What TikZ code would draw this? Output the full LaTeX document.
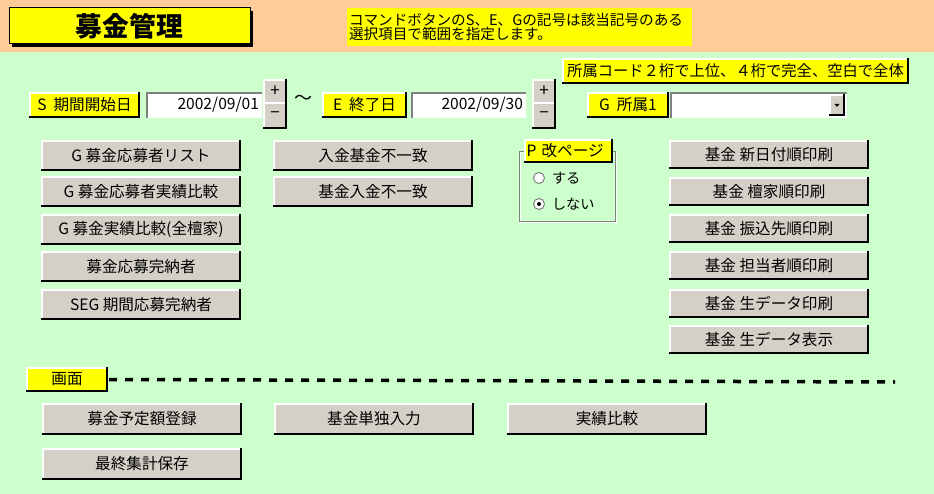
\documentclass[tikz,border=0pt]{standalone}
\usepackage{fontspec}
\setmainfont{Noto Sans CJK JP}
\usetikzlibrary{calc}
\definecolor{bggreen}{HTML}{CCFFCC}
\definecolor{hdrorange}{HTML}{FFCC99}
\definecolor{uiyellow}{HTML}{FFFF00}
\definecolor{btngray}{HTML}{D4D0C8}
\definecolor{edgegray}{HTML}{808080}
\newcommand\uifont{\fontsize{15.6}{17}\selectfont}
\newcommand\radiofont{\fontsize{14.2}{16}\selectfont}
\newcommand\notefont{\fontsize{14.6}{14.6}\selectfont}
\tikzset{
  hl/.style={draw=white, line width=1.2pt, line cap=rect},
  sh/.style={draw=black, line width=1.6pt, line cap=rect},
  dk/.style={draw=edgegray, line width=1.4pt, line cap=rect},
  raised/.style={append after command={
     (\tikzlastnode.south west) edge[hl] (\tikzlastnode.north west)
     (\tikzlastnode.north west) edge[hl] (\tikzlastnode.north east)
     (\tikzlastnode.north east) edge[sh] (\tikzlastnode.south east)
     (\tikzlastnode.south east) edge[sh] (\tikzlastnode.south west)}},
  sunken/.style={append after command={
     (\tikzlastnode.north east) edge[hl] (\tikzlastnode.south east)
     (\tikzlastnode.south east) edge[hl] (\tikzlastnode.south west)
     (\tikzlastnode.south west) edge[dk] (\tikzlastnode.north west)
     (\tikzlastnode.north west) edge[dk] (\tikzlastnode.north east)}},
  ui/.style={anchor=north west, inner sep=0pt, outer sep=0pt, font=\uifont, text=black},
  btn/.style={ui, fill=btngray, raised, minimum width=198pt, minimum height=29pt},
  rbtn/.style={btn, minimum height=27pt},
  ylabel/.style={ui, fill=uiyellow, raised, minimum height=24pt},
  field/.style={ui, fill=white, sunken, minimum height=24pt},
  spin/.style={ui, fill=btngray, raised, minimum width=22pt, font=\fontsize{17}{18}\selectfont},
  radio/.style={circle, fill=white, draw=edgegray, line width=1pt, minimum size=11pt, inner sep=0pt},
}
\begin{document}
\begin{tikzpicture}[x=1pt,y=-1pt]
\useasboundingbox (0,0) rectangle (934,494);
% backgrounds
\fill[bggreen] (0,0) rectangle (934,494);
\fill[hdrorange] (0,0) rectangle (934,52);
% title
\fill[black] (12,11) rectangle (253,47);
\node[ui, fill=uiyellow, draw=black, line width=1pt, minimum width=241pt, minimum height=36pt,
      font=\fontsize{26.8}{28}\selectfont\bfseries] (title) at (9,8) {募金管理};
% note
\node[ui, fill=uiyellow, minimum width=345pt, minimum height=38pt, inner xsep=2pt,
      text width=341pt, align=left, font=\notefont] (note) at (347,8)
      {コマンドボタンのS、E、Gの記号は該当記号のある\\選択項目で範囲を指定します。};
% affiliation note
\node[ylabel, minimum width=345pt, font=\fontsize{15.3}{16}\selectfont] (affnote) at (563,59) {所属コード２桁で上位、４桁で完全、空白で全体};
% period row
\node[ylabel, minimum width=109pt] (slabel) at (30,93) {S\ \ 期間開始日};
\node[field, minimum width=114pt, text width=110pt, align=right] (sdate) at (147,93) {2002/09/01};
\node[spin, minimum height=23pt] (splus) at (264,80) {+};
\node[spin, minimum height=25pt] (sminus) at (264,103) {−};
\node[ui, font=\fontsize{18}{18}\selectfont] (tilde) at (294,95) {～};
\node[ylabel, minimum width=83pt] (elabel) at (323,93) {E\ \ 終了日};
\node[field, minimum width=113pt, text width=109pt, align=right] (edate) at (412,93) {2002/09/30};
\node[spin, minimum height=23pt] (eplus) at (533,80) {+};
\node[spin, minimum height=25pt] (eminus) at (533,103) {−};
\node[ylabel, minimum width=80pt] (glabel) at (588,93) {G\ \ 所属1};
\node[field, minimum width=175pt] (combo) at (671,93) {};
\node[spin, minimum width=14pt, minimum height=20pt] (drop) at (830,95) {};
\fill[black] ($(drop.center)+(-2.5,-1)$) -- ($(drop.center)+(2.5,-1)$) -- ($(drop.center)+(0,1.8)$) -- cycle;
% left buttons
\node[btn] (b1) at (42,141) {G 募金応募者リスト};
\node[btn] (b2) at (42,177) {G 募金応募者実績比較};
\node[btn] (b3) at (42,215) {G 募金実績比較(全檀家)};
\node[btn] (b4) at (42,252) {募金応募完納者};
\node[btn] (b5) at (42,290) {SEG 期間応募完納者};
% middle buttons
\node[btn] (m1) at (274,141) {入金基金不一致};
\node[btn] (m2) at (274,177) {基金入金不一致};
% page break group
\draw[edgegray, line width=1pt] (519,152) rectangle (615,222);
\draw[white, line width=1pt] (520,153) -- (520,221) (520,153) -- (614,153) (520,223) -- (616,223) -- (616,153);
\node[ylabel, minimum width=87pt, minimum height=22pt, text width=84pt, align=left, inner xsep=1.5pt] (plabel) at (525,140) {P 改ページ};
\node[radio] (r1) at (539,178) {};
\node[radio] (r2) at (539,204) {};
\fill[black] (r2.center) circle (2pt);
\node[ui, anchor=west, font=\radiofont] (t1) at (552,178) {する};
\node[ui, anchor=west, font=\radiofont] (t2) at (552,204) {しない};
% right buttons
\node[rbtn] (p1) at (670,141) {基金 新日付順印刷};
\node[rbtn] (p2) at (670,178) {基金 檀家順印刷};
\node[rbtn] (p3) at (670,215) {基金 振込先順印刷};
\node[rbtn] (p4) at (670,252) {基金 担当者順印刷};
\node[rbtn] (p5) at (670,290) {基金 生データ印刷};
\node[rbtn] (p6) at (670,326) {基金 生データ表示};
% screen section
\node[ylabel, minimum width=80pt, minimum height=23pt] (gamen) at (27,368) {画面};
\coordinate (dashend) at (895,382);
\draw[black, line width=3.5pt, dash pattern=on 8pt off 8pt] ($(gamen.east)+(2,0)$) -- (dashend);
\node[btn, minimum height=30pt] (s1) at (43,404) {募金予定額登録};
\node[btn, minimum height=30pt] (s2) at (275,404) {基金単独入力};
\node[btn, minimum height=30pt] (s3) at (508,404) {実績比較};
\node[btn, minimum height=30pt] (s4) at (43,449) {最終集計保存};
\end{tikzpicture}
\end{document}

● Short exercise:
Set down the material above as is, without any pictures.

● The output:
What TikZ code would draw this? Output the full LaTeX document.
\documentclass[tikz,border=0pt]{standalone}
\usepackage{fontspec}
\setmainfont{Noto Sans CJK JP}
\usetikzlibrary{calc}
\definecolor{bggreen}{HTML}{CCFFCC}
\definecolor{hdrorange}{HTML}{FFCC99}
\definecolor{uiyellow}{HTML}{FFFF00}
\definecolor{btngray}{HTML}{D4D0C8}
\definecolor{edgegray}{HTML}{808080}
\newcommand\uifont{\fontsize{15.6}{17}\selectfont}
\newcommand\radiofont{\fontsize{14.2}{16}\selectfont}
\newcommand\notefont{\fontsize{14.6}{14.6}\selectfont}
\tikzset{
  hl/.style={draw=white, line width=1.2pt, line cap=rect},
  sh/.style={draw=black, line width=1.6pt, line cap=rect},
  dk/.style={draw=edgegray, line width=1.4pt, line cap=rect},
  raised/.style={append after command={
     (\tikzlastnode.south west) edge[hl] (\tikzlastnode.north west)
     (\tikzlastnode.north west) edge[hl] (\tikzlastnode.north east)
     (\tikzlastnode.north east) edge[sh] (\tikzlastnode.south east)
     (\tikzlastnode.south east) edge[sh] (\tikzlastnode.south west)}},
  sunken/.style={append after command={
     (\tikzlastnode.north east) edge[hl] (\tikzlastnode.south east)
     (\tikzlastnode.south east) edge[hl] (\tikzlastnode.south west)
     (\tikzlastnode.south west) edge[dk] (\tikzlastnode.north west)
     (\tikzlastnode.north west) edge[dk] (\tikzlastnode.north east)}},
  ui/.style={anchor=north west, inner sep=0pt, outer sep=0pt, font=\uifont, text=black},
  btn/.style={ui, fill=btngray, raised, minimum width=198pt, minimum height=29pt},
  rbtn/.style={btn, minimum height=27pt},
  ylabel/.style={ui, fill=uiyellow, raised, minimum height=24pt},
  field/.style={ui, fill=white, sunken, minimum height=24pt},
  spin/.style={ui, fill=btngray, raised, minimum width=22pt, font=\fontsize{17}{18}\selectfont},
  radio/.style={circle, fill=white, draw=edgegray, line width=1pt, minimum size=11pt, inner sep=0pt},
}
\begin{document}
\begin{tikzpicture}[x=1pt,y=-1pt]
\useasboundingbox (0,0) rectangle (934,494);
% backgrounds
\fill[bggreen] (0,0) rectangle (934,494);
\fill[hdrorange] (0,0) rectangle (934,52);
% title
\fill[black] (12,11) rectangle (253,47);
\node[ui, fill=uiyellow, draw=black, line width=1pt, minimum width=241pt, minimum height=36pt,
      font=\fontsize{26.8}{28}\selectfont\bfseries] (title) at (9,8) {募金管理};
% note
\node[ui, fill=uiyellow, minimum width=345pt, minimum height=38pt, inner xsep=2pt,
      text width=341pt, align=left, font=\notefont] (note) at (347,8)
      {コマンドボタンのS、E、Gの記号は該当記号のある\\選択項目で範囲を指定します。};
% affiliation note
\node[ylabel, minimum width=345pt, font=\fontsize{15.3}{16}\selectfont] (affnote) at (563,59) {所属コード２桁で上位、４桁で完全、空白で全体};
% period row
\node[ylabel, minimum width=109pt] (slabel) at (30,93) {S\ \ 期間開始日};
\node[field, minimum width=114pt, text width=110pt, align=right] (sdate) at (147,93) {2002/09/01};
\node[spin, minimum height=23pt] (splus) at (264,80) {+};
\node[spin, minimum height=25pt] (sminus) at (264,103) {−};
\node[ui, font=\fontsize{18}{18}\selectfont] (tilde) at (294,95) {～};
\node[ylabel, minimum width=83pt] (elabel) at (323,93) {E\ \ 終了日};
\node[field, minimum width=113pt, text width=109pt, align=right] (edate) at (412,93) {2002/09/30};
\node[spin, minimum height=23pt] (eplus) at (533,80) {+};
\node[spin, minimum height=25pt] (eminus) at (533,103) {−};
\node[ylabel, minimum width=80pt] (glabel) at (588,93) {G\ \ 所属1};
\node[field, minimum width=175pt] (combo) at (671,93) {};
\node[spin, minimum width=14pt, minimum height=20pt] (drop) at (830,95) {};
\fill[black] ($(drop.center)+(-2.5,-1)$) -- ($(drop.center)+(2.5,-1)$) -- ($(drop.center)+(0,1.8)$) -- cycle;
% left buttons
\node[btn] (b1) at (42,141) {G 募金応募者リスト};
\node[btn] (b2) at (42,177) {G 募金応募者実績比較};
\node[btn] (b3) at (42,215) {G 募金実績比較(全檀家)};
\node[btn] (b4) at (42,252) {募金応募完納者};
\node[btn] (b5) at (42,290) {SEG 期間応募完納者};
% middle buttons
\node[btn] (m1) at (274,141) {入金基金不一致};
\node[btn] (m2) at (274,177) {基金入金不一致};
% page break group
\draw[edgegray, line width=1pt] (519,152) rectangle (615,222);
\draw[white, line width=1pt] (520,153) -- (520,221) (520,153) -- (614,153) (520,223) -- (616,223) -- (616,153);
\node[ylabel, minimum width=87pt, minimum height=22pt, text width=84pt, align=left, inner xsep=1.5pt] (plabel) at (525,140) {P 改ページ};
\node[radio] (r1) at (539,178) {};
\node[radio] (r2) at (539,204) {};
\fill[black] (r2.center) circle (2pt);
\node[ui, anchor=west, font=\radiofont] (t1) at (552,178) {する};
\node[ui, anchor=west, font=\radiofont] (t2) at (552,204) {しない};
% right buttons
\node[rbtn] (p1) at (670,141) {基金 新日付順印刷};
\node[rbtn] (p2) at (670,178) {基金 檀家順印刷};
\node[rbtn] (p3) at (670,215) {基金 振込先順印刷};
\node[rbtn] (p4) at (670,252) {基金 担当者順印刷};
\node[rbtn] (p5) at (670,290) {基金 生データ印刷};
\node[rbtn] (p6) at (670,326) {基金 生データ表示};
% screen section
\node[ylabel, minimum width=80pt, minimum height=23pt] (gamen) at (27,368) {画面};
\coordinate (dashend) at (895,382);
\draw[black, line width=3.5pt, dash pattern=on 8pt off 8pt] ($(gamen.east)+(2,0)$) -- (dashend);
\node[btn, minimum height=30pt] (s1) at (43,404) {募金予定額登録};
\node[btn, minimum height=30pt] (s2) at (275,404) {基金単独入力};
\node[btn, minimum height=30pt] (s3) at (508,404) {実績比較};
\node[btn, minimum height=30pt] (s4) at (43,449) {最終集計保存};
\end{tikzpicture}
\end{document}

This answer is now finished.